Record extracts:
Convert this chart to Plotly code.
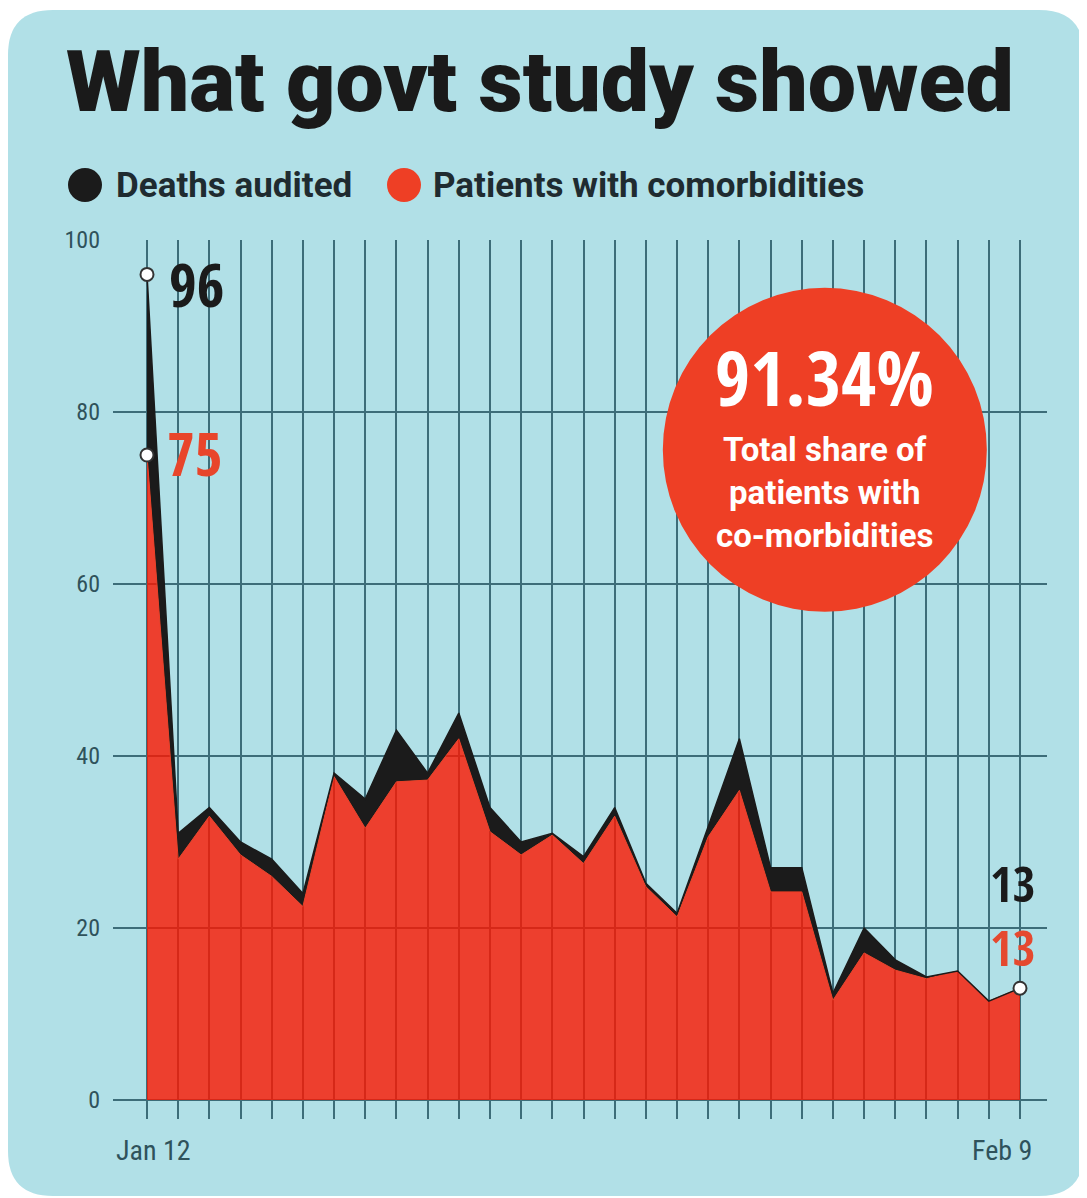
==
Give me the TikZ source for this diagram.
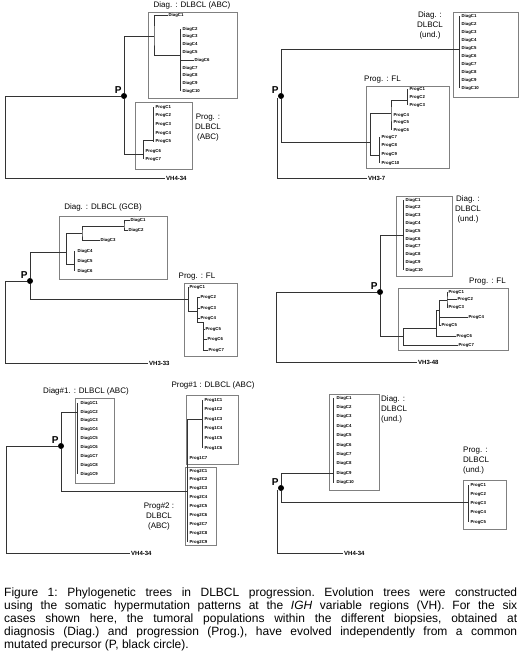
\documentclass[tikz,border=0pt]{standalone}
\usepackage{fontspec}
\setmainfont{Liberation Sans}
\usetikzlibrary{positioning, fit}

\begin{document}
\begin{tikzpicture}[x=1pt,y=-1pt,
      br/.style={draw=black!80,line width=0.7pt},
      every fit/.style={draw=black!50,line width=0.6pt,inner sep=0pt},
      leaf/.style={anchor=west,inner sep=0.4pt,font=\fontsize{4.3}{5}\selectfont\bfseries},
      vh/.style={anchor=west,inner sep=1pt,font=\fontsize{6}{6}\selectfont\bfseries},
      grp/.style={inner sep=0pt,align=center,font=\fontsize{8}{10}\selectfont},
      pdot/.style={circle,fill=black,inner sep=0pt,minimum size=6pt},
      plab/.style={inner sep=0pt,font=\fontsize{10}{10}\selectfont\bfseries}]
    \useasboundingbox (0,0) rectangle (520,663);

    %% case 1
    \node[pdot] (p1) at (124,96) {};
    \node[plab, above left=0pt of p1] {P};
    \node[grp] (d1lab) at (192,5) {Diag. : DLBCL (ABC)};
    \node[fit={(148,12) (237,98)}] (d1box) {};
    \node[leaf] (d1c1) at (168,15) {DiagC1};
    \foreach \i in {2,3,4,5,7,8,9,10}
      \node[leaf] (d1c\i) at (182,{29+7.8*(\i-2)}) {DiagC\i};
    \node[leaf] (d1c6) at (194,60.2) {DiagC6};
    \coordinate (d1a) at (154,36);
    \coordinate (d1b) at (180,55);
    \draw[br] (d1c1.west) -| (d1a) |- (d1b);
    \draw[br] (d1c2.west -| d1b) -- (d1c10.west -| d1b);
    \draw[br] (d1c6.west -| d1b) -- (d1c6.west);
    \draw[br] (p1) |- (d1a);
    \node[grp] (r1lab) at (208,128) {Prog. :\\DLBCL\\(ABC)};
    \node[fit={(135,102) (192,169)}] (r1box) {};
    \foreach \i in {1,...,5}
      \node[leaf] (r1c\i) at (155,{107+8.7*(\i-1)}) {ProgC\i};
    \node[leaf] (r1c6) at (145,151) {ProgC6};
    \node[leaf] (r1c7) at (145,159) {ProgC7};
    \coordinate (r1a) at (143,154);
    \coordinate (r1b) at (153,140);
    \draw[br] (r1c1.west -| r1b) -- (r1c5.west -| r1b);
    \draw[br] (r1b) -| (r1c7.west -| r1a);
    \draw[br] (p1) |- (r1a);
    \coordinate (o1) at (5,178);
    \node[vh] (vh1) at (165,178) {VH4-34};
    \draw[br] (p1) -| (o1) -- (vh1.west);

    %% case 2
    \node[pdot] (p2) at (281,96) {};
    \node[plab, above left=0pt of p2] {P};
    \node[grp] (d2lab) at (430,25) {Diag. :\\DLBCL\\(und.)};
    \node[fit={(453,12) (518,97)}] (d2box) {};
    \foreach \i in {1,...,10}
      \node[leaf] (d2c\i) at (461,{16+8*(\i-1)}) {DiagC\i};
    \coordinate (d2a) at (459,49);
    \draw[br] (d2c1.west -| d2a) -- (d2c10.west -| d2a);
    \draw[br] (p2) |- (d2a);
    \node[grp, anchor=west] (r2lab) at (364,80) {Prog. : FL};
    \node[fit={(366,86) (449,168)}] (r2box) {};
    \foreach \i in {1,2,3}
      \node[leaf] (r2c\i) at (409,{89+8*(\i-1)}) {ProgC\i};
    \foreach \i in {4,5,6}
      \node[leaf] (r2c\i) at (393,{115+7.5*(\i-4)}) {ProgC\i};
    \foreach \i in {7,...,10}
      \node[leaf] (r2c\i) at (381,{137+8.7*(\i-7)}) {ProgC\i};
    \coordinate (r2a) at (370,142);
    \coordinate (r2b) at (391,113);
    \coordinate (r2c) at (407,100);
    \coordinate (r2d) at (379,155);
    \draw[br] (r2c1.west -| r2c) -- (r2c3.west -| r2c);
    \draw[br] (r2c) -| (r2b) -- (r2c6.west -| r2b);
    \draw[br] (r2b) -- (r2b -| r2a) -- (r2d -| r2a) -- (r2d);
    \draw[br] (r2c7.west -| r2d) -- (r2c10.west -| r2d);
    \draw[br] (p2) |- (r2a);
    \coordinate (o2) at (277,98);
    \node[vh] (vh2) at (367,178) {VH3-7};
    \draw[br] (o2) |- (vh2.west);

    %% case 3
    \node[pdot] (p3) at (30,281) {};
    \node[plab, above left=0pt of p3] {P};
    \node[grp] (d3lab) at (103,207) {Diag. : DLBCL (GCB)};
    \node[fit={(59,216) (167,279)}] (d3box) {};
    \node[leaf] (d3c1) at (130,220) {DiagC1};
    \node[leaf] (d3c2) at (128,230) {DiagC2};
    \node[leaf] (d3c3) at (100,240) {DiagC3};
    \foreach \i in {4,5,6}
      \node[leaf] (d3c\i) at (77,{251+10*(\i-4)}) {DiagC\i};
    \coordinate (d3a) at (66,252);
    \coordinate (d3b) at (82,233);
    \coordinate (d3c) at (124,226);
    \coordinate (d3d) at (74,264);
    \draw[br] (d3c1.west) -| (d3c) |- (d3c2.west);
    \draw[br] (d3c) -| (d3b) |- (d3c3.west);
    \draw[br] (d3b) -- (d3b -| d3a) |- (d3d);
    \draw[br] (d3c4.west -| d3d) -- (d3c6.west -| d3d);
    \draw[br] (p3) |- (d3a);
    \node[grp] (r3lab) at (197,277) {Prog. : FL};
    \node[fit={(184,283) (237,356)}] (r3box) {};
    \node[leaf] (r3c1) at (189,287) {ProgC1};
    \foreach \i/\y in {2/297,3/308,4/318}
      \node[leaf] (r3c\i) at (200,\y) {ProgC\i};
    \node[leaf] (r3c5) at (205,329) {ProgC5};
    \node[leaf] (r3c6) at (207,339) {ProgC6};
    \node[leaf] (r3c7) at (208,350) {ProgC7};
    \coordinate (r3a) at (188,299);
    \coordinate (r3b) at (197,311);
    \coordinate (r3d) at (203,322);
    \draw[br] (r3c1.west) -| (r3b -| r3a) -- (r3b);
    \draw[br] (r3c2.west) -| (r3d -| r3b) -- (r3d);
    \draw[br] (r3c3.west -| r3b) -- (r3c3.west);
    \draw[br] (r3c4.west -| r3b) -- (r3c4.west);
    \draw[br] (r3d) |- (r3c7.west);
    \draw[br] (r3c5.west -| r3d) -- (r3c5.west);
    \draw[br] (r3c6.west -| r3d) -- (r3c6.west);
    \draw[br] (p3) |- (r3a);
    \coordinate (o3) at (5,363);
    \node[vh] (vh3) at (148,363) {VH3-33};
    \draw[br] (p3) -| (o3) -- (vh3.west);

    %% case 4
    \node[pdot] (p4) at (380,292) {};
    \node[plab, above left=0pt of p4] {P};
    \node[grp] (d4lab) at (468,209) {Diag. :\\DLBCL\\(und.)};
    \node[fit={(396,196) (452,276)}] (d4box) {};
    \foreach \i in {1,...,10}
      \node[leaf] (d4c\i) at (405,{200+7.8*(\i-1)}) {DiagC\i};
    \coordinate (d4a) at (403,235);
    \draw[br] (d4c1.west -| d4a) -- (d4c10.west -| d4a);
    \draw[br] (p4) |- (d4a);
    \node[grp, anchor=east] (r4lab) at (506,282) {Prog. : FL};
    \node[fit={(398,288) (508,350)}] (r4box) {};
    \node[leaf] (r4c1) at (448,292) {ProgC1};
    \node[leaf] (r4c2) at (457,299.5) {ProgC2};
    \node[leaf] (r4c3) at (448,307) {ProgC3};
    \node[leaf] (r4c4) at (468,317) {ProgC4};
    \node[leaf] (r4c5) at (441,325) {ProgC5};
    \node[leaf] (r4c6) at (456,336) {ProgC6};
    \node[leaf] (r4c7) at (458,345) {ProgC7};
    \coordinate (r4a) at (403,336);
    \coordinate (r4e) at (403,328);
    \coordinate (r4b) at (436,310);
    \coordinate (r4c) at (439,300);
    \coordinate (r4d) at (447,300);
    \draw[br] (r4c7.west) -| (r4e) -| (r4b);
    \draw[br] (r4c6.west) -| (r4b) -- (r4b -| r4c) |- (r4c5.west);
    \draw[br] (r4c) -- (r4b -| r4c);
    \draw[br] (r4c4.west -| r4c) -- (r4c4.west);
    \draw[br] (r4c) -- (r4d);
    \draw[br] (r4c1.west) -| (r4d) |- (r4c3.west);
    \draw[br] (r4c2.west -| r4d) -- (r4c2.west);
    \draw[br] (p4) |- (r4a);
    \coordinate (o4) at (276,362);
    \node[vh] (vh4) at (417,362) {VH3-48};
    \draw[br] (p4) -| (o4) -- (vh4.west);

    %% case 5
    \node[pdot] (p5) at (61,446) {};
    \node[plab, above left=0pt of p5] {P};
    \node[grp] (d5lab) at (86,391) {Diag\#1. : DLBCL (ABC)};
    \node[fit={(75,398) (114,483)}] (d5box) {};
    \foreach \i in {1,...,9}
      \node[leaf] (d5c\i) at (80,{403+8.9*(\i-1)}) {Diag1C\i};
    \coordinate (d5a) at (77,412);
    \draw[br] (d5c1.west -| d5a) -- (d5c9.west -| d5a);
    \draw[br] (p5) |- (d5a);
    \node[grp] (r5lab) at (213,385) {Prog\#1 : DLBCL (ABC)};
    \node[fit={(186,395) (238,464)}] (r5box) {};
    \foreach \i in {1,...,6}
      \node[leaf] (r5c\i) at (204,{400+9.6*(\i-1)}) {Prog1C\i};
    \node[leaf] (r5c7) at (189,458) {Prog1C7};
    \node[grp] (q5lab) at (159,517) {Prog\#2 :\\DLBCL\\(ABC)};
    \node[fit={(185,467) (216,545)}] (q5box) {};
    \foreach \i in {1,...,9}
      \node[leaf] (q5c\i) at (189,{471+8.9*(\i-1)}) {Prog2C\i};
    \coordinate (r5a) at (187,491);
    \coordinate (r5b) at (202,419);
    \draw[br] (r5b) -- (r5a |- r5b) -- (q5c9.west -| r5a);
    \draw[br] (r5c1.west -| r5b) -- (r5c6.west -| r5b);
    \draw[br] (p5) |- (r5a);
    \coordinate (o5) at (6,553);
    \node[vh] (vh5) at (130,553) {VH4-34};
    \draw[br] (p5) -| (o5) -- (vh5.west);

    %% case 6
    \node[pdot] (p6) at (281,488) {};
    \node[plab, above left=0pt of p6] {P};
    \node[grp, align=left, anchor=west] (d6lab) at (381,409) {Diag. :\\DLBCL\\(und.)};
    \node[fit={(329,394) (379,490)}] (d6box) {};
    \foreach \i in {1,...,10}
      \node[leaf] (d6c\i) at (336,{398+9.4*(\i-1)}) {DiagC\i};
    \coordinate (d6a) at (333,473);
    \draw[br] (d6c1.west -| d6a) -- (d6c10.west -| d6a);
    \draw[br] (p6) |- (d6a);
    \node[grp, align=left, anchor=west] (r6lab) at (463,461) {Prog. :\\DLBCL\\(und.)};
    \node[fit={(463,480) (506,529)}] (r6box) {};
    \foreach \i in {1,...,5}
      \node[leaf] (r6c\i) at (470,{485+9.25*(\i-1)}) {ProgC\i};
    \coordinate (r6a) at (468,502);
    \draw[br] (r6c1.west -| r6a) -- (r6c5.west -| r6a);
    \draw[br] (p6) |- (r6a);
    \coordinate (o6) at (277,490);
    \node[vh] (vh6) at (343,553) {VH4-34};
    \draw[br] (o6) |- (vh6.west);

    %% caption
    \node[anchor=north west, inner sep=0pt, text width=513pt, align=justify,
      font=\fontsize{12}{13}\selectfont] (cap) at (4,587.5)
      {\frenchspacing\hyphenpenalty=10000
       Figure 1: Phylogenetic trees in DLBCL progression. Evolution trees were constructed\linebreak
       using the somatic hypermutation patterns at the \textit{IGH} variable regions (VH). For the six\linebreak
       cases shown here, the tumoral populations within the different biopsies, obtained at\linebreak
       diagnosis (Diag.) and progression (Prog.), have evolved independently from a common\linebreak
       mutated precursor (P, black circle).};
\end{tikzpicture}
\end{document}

Your goal: Start with the line that includes "Give me the TikZ source for this diagram." and finish with the line that includes "(0,0) rectangle (520,663);": reproduce those lines exactly, nothing before or after, and omit any pictures.

Exercise output:
Give me the TikZ source for this diagram.
\documentclass[tikz,border=0pt]{standalone}
\usepackage{fontspec}
\setmainfont{Liberation Sans}
\usetikzlibrary{positioning, fit}

\begin{document}
\begin{tikzpicture}[x=1pt,y=-1pt,
      br/.style={draw=black!80,line width=0.7pt},
      every fit/.style={draw=black!50,line width=0.6pt,inner sep=0pt},
      leaf/.style={anchor=west,inner sep=0.4pt,font=\fontsize{4.3}{5}\selectfont\bfseries},
      vh/.style={anchor=west,inner sep=1pt,font=\fontsize{6}{6}\selectfont\bfseries},
      grp/.style={inner sep=0pt,align=center,font=\fontsize{8}{10}\selectfont},
      pdot/.style={circle,fill=black,inner sep=0pt,minimum size=6pt},
      plab/.style={inner sep=0pt,font=\fontsize{10}{10}\selectfont\bfseries}]
    \useasboundingbox (0,0) rectangle (520,663);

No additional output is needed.